Personally it’s been a tough year for me. I was diagnosed with an anxiety disorder and depression earlier this year, was involved in a brutal car accident, and have also divorced my wife, with whom I’ve spent nearly the last ten years of my life with. There’s no doubt this year has brought it share of challenges my way. But I’m not complaining. I tell you all of this to show you that no matter what life throws at you, there’s always a way out and forward. I worked hard to climb to the upper echelon of my profession, and I’m very proud of the work I’ve done and the life I’ve built for me and my family. Although that family may be smaller now, it doesn’t change who I am or how hard I’m willing to work to get there. You should do the same.
So, where does Justin Seeley go from here? Well, the answer is somewhat complicated. I still believe in what I do, and I still believe the world of education needs to be overhauled dramatically.

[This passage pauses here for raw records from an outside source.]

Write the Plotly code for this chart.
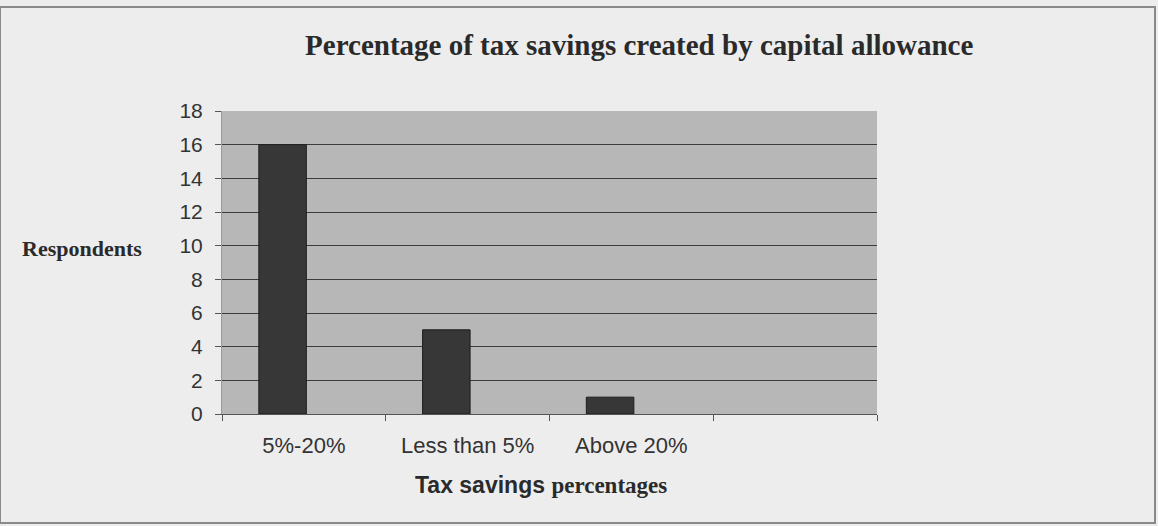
import plotly.graph_objects as go

# Survey responses: share of tax savings from capital allowance
categories = ["5%-20%", "Less than 5%", "Above 20%", " "]
respondents = [16, 5, 1, None]
y_ticks = [0, 2, 4, 6, 8, 10, 12, 14, 16, 18]

fig = go.Figure()

fig.add_trace(go.Bar(
    x=categories,
    y=respondents,
    width=0.29,
    offset=-0.275,
    marker=dict(color="#373737", line=dict(color="#1e1e1e", width=1)),
    showlegend=False,
))

fig.update_layout(
    width=1158,
    height=526,
    margin=dict(l=222, r=281, t=111, b=112),
    paper_bgcolor="#ededed",
    plot_bgcolor="#b7b7b7",
    title=dict(
        text="<b>Percentage of tax savings created by capital allowance</b>",
        font=dict(family="Liberation Serif", size=29, color="#2a2a2a"),
        x=0.552, xanchor="center",
        y=0.915, yanchor="middle",
    ),
    font=dict(family="Liberation Sans", color="#333333"),
    shapes=[
        dict(type="rect", xref="paper", yref="paper",
             x0=-222 / 655, x1=(1155 - 222) / 655,
             y0=(414 - 523) / 303, y1=(414 - 7) / 303,
             line=dict(color="#8a8a8a", width=2), fillcolor="rgba(0,0,0,0)",
             layer="below"),
    ],
    annotations=[
        dict(text="<b>Respondents</b>", xref="paper", yref="paper",
             x=(82 - 222) / 655, y=(414 - 248) / 303,
             xanchor="center", yanchor="middle", showarrow=False,
             font=dict(family="Liberation Serif", size=22, color="#2a2a2a")),
        dict(text="<b>Tax savings</b> <span style='font-family:Liberation Serif'><b>percentages</b></span>",
             xref="paper", yref="paper",
             x=(541 - 222) / 655, y=(414 - 485) / 303,
             xanchor="center", yanchor="middle", showarrow=False,
             font=dict(family="Liberation Sans", size=23, color="#2a2a2a")),
    ],
)

fig.update_xaxes(
    type="category",
    categoryorder="array",
    categoryarray=categories,
    range=[-0.5, 3.5],
    tickson="boundaries",
    ticks="outside",
    ticklen=6,
    tickcolor="#555555",
    ticklabelstandoff=12,
    showgrid=False,
    showline=True,
    linecolor="#555555",
    linewidth=1,
    tickfont=dict(family="Liberation Sans", size=22, color="#333333"),
    fixedrange=True,
)

fig.update_yaxes(
    range=[0, 18],
    tickvals=y_ticks,
    ticks="outside",
    ticklen=6,
    tickcolor="#555555",
    ticklabelstandoff=8,
    showgrid=True,
    gridcolor="#3c3c3c",
    gridwidth=1,
    zeroline=False,
    showline=True,
    linecolor="#9a9a9a",
    tickfont=dict(family="Liberation Sans", size=21, color="#333333"),
    fixedrange=True,
)

fig.write_html("out.html")
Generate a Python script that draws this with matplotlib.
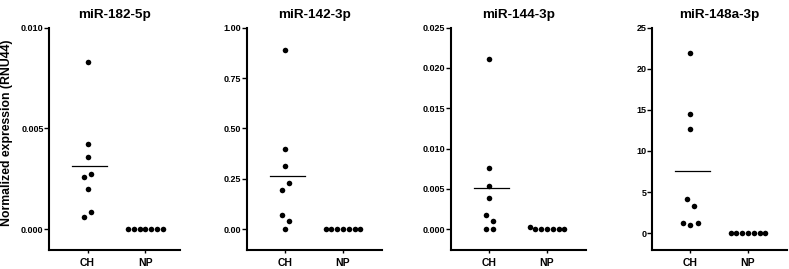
import numpy as np
import matplotlib
matplotlib.use("Agg")
import matplotlib.pyplot as plt

plt.rcParams['font.family'] = ['Liberation Sans', 'DejaVu Sans']

titles = ["miR-182-5p", "miR-142-3p", "miR-144-3p", "miR-148a-3p"]
groups = ["CH", "NP"]

ch_182 = [0.00829, 0.00421, 0.00360, 0.00276, 0.00260, 0.00202, 0.00084, 0.00059]
np_182 = [0, 0, 0, 0, 0, 0, 0]
ch_142 = [0.889, 0.398, 0.312, 0.228, 0.197, 0.069, 0.040, 0.0]
np_142 = [0, 0, 0, 0, 0, 0, 0]
ch_144 = [0.02116, 0.00764, 0.00537, 0.00380, 0.00169, 0.00095, 0.0, 0.0]
np_144 = [0.0002, 0, 0, 0, 0, 0, 0]
ch_148 = [21.9, 14.5, 12.7, 4.15, 3.27, 1.25, 0.97, 1.25]
np_148 = [0, 0, 0, 0, 0, 0, 0]

ytick_sets = [
    [0.000, 0.005, 0.010],
    [0.00, 0.25, 0.50, 0.75, 1.00],
    [0.000, 0.005, 0.010, 0.015, 0.020, 0.025],
    [0, 5, 10, 15, 20, 25],
]
ytick_fmt = ["{:.3f}", "{:.2f}", "{:.3f}", "{:.0f}"]
ylims = [(-0.00103, 0.010), (-0.103, 1.0), (-0.0026, 0.025), (-2.06, 25)]

# layout: dot slots for CH group (horizontal scatter), NP slots
ch_slots = [
    [0, 0, 0, 1, -1, 0, 1, -1],
    [0, 0, 0, 1, -1, -1, 1, 0],
    [0, 0, 0, 0, -1, 1, -1, 1],
    [0, 0, 0, -1, 1, -2, 0, 2],
]
np_slots = [-3, -2, -1, 0, 1, 2, 3]

ch_data = [ch_182, ch_142, ch_144, ch_148]
np_data = [np_182, np_142, np_144, np_148]

W, H = 789, 269
fig = plt.figure(figsize=(W / 100, H / 100), dpi=100)

lefts = [49, 246.7, 450.7, 651.7]
widths = [131, 135, 135, 135]
top_px, bot_px = 27.7, 250
unit = 57.8
for i in range(4):
    l = lefts[i]
    ax = fig.add_axes([l / W, (H - bot_px) / H, widths[i] / W, (bot_px - top_px) / H])
    x0 = 1 - 38.5 / unit
    ax.set_xlim(x0, x0 + widths[i] / unit)
    ax.set_ylim(*ylims[i])
    ch = np.array(ch_data[i])
    npv = np.array(np_data[i])
    ax.plot(1 + np.array(ch_slots[i]) * 0.0635, ch, 'o', color='black', ms=4.0, mew=0, clip_on=False)
    ax.plot(2 + np.array(np_slots) * 0.1, npv, 'o', color='black', ms=4.0, mew=0, clip_on=False)
    m = ch.mean()
    ax.plot([1 - 0.27, 1 + 0.34], [m, m], color='black', lw=0.9)
    for s in ['top', 'right']:
        ax.spines[s].set_visible(False)
    for s in ['left', 'bottom']:
        ax.spines[s].set_linewidth(1.5)
    ax.set_xticks([1, 2])
    ax.set_xticklabels(groups, fontsize=7.5, fontweight='bold')
    ax.set_yticks(ytick_sets[i])
    ax.set_yticklabels([ytick_fmt[i].format(v) for v in ytick_sets[i]], fontsize=6.5, fontweight='bold')
    ax.tick_params(axis='y', length=3.3, width=1, pad=0.6)
    ax.tick_params(axis='x', length=2.5, width=1, pad=3)
    ax.set_title(titles[i], fontsize=9.7, fontweight='bold', pad=7)
    ax.patch.set_alpha(0)

fig.text(7 / W, (H - 133) / H, "Normalized expression (RNU44)", rotation=90,
         ha='center', va='center', fontsize=8.8, fontweight='bold')

fig.savefig("out.png", dpi=100)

Working for companies like Lynda and Pluralsight has allowed me to be a small part of this revolution, and I plan to continue working towards that goal in the future. However, after everything that’s transpired this year, I’m also keenly aware of my own mortality and the ticking clock that exists within all of us. That means it’s time for me to think about the things I’ve always been too afraid to try, look them in the eye, and say FUCK YOU. I’m ready to start the next chapter. I’m ready to face those fears. And I’m ready to show you and everyone else a side of me that you’ve never seen before. I won’t go into details now, but just know that while I’ll still strive to do what I’ve always done, and do it with gusto, I’m also going to try new things and see how it goes.
As always, thank you for supporting me. Thank you for being a member of my small corner of the internet. And I look forward to seeing you again real soon!